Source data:
______

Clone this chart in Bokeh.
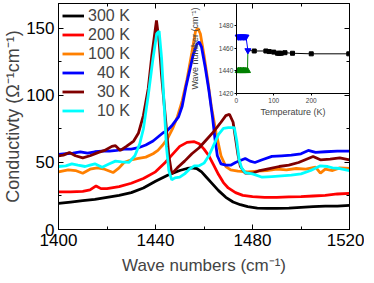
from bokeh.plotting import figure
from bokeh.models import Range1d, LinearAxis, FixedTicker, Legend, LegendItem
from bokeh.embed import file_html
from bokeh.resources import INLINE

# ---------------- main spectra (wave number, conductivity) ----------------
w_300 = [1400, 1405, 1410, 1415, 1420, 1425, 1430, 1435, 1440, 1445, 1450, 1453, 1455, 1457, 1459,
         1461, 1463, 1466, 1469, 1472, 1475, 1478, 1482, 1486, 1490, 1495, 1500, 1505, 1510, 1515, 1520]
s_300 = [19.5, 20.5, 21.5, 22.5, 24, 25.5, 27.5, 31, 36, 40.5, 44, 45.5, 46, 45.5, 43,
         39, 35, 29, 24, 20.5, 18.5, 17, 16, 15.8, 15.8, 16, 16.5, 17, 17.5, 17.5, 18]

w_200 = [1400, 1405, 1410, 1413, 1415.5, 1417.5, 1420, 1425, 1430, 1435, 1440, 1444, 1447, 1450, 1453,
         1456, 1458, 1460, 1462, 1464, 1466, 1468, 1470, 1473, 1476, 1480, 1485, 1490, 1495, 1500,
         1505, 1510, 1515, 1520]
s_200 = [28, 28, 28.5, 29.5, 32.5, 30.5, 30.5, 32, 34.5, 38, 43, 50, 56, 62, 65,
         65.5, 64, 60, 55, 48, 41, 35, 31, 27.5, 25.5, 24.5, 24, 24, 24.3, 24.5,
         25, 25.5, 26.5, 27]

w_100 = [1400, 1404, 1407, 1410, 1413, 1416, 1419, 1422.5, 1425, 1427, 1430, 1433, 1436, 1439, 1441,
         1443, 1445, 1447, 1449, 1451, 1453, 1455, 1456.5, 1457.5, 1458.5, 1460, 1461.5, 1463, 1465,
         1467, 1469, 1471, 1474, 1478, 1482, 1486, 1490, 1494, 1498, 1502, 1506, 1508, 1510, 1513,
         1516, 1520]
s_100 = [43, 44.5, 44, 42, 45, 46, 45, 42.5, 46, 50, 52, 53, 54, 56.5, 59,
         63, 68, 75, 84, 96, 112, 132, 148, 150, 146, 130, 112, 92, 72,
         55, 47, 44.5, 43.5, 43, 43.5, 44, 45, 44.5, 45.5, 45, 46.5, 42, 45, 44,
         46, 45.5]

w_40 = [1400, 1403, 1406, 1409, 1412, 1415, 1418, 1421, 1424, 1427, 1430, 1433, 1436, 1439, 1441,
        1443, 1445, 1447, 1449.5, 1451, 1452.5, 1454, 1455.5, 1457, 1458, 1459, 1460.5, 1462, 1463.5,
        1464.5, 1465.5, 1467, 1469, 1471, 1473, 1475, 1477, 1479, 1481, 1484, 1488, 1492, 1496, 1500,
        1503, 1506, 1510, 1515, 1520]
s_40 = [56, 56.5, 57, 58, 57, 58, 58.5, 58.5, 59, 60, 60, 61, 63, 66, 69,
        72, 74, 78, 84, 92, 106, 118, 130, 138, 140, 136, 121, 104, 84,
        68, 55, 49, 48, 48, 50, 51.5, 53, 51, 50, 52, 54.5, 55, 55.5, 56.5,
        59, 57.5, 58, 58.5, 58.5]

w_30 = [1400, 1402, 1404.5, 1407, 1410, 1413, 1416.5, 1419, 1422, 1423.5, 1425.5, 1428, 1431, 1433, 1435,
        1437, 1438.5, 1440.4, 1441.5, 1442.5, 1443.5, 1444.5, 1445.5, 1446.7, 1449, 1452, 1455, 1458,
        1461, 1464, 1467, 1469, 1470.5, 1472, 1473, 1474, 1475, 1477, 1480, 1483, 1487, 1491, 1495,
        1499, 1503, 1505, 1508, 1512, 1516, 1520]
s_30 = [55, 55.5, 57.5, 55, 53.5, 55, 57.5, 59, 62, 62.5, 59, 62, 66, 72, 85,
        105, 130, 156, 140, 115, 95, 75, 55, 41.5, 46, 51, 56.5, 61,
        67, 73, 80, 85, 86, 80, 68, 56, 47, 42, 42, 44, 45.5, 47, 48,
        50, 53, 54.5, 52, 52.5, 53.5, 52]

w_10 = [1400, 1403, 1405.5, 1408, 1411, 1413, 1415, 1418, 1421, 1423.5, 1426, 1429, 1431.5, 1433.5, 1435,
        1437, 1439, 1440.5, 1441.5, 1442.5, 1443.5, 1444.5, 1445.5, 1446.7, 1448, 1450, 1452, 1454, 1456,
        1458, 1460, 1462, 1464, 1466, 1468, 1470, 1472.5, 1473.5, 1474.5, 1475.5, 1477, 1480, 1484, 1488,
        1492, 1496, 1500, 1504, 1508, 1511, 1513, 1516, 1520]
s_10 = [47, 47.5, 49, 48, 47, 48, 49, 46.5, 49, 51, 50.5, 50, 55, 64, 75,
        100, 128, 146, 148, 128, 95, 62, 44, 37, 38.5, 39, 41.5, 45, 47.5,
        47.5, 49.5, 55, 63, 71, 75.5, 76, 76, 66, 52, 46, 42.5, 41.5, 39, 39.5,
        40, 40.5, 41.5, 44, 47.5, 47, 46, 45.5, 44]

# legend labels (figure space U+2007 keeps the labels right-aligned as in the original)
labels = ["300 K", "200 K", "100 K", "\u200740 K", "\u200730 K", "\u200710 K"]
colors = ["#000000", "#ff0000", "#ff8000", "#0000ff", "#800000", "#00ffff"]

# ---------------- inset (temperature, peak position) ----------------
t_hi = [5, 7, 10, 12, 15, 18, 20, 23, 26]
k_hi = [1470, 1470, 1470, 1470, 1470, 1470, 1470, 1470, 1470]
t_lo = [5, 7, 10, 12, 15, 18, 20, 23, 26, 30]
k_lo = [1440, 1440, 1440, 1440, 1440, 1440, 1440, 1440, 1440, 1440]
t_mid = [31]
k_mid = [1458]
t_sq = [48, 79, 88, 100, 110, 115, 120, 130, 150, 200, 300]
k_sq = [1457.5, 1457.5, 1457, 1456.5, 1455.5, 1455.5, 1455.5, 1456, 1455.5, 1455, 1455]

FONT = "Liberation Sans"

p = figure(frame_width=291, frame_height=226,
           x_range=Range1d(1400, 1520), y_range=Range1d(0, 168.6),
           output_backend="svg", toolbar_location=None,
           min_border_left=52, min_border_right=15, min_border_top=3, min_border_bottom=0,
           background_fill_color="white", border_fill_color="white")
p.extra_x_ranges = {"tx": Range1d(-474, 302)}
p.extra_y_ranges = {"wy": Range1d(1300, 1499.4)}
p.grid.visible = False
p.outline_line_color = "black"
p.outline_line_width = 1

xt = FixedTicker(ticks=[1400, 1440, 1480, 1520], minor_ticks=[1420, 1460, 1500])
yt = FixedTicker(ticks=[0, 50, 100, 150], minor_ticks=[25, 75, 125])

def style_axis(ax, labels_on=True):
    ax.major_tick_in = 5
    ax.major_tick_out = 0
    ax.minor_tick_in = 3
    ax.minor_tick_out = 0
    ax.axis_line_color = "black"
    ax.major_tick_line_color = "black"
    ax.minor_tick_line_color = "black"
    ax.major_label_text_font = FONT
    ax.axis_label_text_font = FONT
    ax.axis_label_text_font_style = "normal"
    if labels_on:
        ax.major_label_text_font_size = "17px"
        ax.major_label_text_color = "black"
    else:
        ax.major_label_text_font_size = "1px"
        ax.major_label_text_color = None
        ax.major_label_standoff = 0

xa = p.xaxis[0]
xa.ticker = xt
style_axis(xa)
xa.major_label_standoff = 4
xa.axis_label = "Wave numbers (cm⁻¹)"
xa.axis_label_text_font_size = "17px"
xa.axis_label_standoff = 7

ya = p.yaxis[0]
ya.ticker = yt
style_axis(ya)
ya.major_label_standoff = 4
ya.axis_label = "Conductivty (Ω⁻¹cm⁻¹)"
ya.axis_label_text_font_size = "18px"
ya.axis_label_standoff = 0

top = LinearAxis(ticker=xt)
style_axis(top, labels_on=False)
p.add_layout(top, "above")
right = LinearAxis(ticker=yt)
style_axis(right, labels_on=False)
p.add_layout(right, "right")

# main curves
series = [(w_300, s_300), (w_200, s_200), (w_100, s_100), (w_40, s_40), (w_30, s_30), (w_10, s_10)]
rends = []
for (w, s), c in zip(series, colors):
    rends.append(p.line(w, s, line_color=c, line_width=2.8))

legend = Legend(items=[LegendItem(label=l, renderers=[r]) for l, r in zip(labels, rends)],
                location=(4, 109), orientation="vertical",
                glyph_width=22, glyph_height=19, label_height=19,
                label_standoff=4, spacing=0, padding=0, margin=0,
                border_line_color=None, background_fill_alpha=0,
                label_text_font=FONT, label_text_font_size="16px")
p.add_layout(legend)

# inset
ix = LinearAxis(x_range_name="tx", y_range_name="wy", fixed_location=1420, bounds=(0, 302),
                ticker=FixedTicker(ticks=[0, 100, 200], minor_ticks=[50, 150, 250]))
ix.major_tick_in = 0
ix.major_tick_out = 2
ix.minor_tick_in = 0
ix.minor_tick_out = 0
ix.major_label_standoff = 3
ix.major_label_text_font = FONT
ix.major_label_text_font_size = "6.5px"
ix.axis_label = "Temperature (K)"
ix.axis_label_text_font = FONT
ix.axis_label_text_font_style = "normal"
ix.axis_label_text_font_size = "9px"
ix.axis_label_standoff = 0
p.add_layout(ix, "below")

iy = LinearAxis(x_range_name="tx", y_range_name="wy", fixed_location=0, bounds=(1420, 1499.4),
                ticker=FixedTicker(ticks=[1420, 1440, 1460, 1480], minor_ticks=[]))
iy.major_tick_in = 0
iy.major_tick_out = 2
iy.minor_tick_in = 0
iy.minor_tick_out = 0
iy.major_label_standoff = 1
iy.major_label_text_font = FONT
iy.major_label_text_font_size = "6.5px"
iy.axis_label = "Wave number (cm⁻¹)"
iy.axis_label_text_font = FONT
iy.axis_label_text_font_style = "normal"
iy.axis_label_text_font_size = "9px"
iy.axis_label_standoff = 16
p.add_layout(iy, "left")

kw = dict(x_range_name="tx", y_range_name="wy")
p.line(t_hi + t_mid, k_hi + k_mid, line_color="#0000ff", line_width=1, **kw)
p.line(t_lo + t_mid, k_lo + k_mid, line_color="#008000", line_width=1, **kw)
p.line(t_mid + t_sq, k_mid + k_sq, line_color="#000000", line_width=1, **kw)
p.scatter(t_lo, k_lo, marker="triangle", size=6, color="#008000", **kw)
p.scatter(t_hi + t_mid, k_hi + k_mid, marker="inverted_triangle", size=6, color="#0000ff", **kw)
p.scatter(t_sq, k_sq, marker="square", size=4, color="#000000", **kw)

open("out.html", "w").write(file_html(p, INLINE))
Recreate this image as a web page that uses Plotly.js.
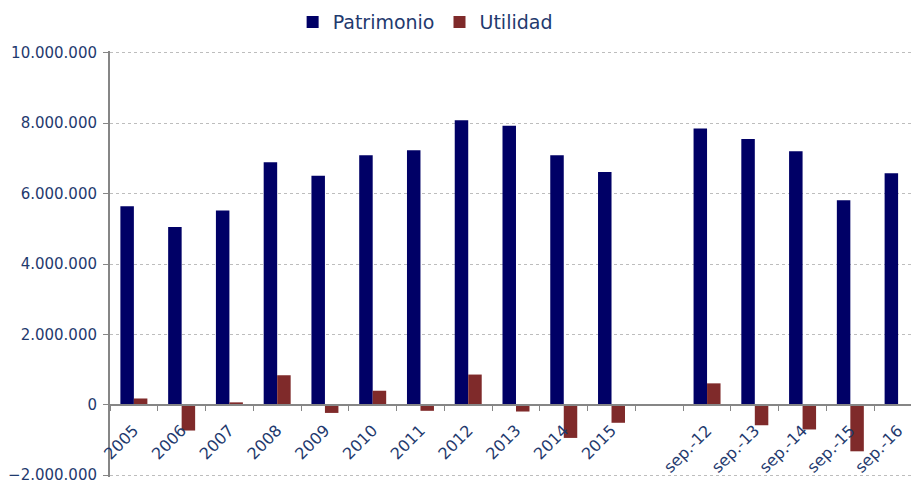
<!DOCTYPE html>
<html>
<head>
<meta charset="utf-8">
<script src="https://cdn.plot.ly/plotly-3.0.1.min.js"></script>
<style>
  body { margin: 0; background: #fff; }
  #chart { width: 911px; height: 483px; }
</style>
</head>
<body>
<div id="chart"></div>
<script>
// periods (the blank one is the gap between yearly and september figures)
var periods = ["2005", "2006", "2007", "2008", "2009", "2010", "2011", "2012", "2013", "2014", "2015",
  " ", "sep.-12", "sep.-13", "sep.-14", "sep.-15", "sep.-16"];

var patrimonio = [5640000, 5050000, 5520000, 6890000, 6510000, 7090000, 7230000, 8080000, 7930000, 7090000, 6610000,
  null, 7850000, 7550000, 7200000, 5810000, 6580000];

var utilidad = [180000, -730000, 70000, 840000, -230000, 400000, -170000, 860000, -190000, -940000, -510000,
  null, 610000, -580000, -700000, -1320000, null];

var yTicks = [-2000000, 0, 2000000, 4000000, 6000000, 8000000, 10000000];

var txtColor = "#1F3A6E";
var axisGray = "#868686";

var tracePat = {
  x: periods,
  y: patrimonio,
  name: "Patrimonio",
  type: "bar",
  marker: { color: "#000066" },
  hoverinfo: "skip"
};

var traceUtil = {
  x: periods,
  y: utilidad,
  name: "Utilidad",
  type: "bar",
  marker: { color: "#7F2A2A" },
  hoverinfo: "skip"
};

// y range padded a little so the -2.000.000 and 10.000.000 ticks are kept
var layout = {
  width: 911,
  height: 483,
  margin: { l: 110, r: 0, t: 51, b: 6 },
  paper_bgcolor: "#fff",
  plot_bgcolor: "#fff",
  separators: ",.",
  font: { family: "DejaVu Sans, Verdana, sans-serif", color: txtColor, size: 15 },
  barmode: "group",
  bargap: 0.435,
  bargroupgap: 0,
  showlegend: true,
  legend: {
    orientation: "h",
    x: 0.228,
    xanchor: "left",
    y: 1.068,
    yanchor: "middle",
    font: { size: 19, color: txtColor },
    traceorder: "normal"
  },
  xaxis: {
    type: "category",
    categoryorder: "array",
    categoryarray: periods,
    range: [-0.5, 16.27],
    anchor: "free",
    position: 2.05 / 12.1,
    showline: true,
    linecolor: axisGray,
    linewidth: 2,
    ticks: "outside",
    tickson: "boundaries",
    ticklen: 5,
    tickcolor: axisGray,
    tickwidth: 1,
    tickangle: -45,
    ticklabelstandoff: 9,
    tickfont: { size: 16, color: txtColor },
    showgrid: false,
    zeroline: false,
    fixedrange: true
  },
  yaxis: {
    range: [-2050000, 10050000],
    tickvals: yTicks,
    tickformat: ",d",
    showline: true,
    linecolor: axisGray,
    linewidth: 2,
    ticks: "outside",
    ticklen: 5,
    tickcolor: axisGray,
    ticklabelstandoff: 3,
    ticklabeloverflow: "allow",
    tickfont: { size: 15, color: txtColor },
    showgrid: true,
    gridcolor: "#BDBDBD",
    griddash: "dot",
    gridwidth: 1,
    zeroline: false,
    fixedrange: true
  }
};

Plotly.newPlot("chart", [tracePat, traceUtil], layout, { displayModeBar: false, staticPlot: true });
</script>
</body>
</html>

______

WHAT IS REQUIRED: Repeat word for word the lines above, from the first entry through the line containing "25, 25.5, 26.5, 27]", with both ends kept and the pictures dropped.

EXERCISE RESPONSE:
Clone this chart in Bokeh.
from bokeh.plotting import figure
from bokeh.models import Range1d, LinearAxis, FixedTicker, Legend, LegendItem
from bokeh.embed import file_html
from bokeh.resources import INLINE

# ---------------- main spectra (wave number, conductivity) ----------------
w_300 = [1400, 1405, 1410, 1415, 1420, 1425, 1430, 1435, 1440, 1445, 1450, 1453, 1455, 1457, 1459,
         1461, 1463, 1466, 1469, 1472, 1475, 1478, 1482, 1486, 1490, 1495, 1500, 1505, 1510, 1515, 1520]
s_300 = [19.5, 20.5, 21.5, 22.5, 24, 25.5, 27.5, 31, 36, 40.5, 44, 45.5, 46, 45.5, 43,
         39, 35, 29, 24, 20.5, 18.5, 17, 16, 15.8, 15.8, 16, 16.5, 17, 17.5, 17.5, 18]

w_200 = [1400, 1405, 1410, 1413, 1415.5, 1417.5, 1420, 1425, 1430, 1435, 1440, 1444, 1447, 1450, 1453,
         1456, 1458, 1460, 1462, 1464, 1466, 1468, 1470, 1473, 1476, 1480, 1485, 1490, 1495, 1500,
         1505, 1510, 1515, 1520]
s_200 = [28, 28, 28.5, 29.5, 32.5, 30.5, 30.5, 32, 34.5, 38, 43, 50, 56, 62, 65,
         65.5, 64, 60, 55, 48, 41, 35, 31, 27.5, 25.5, 24.5, 24, 24, 24.3, 24.5,
         25, 25.5, 26.5, 27]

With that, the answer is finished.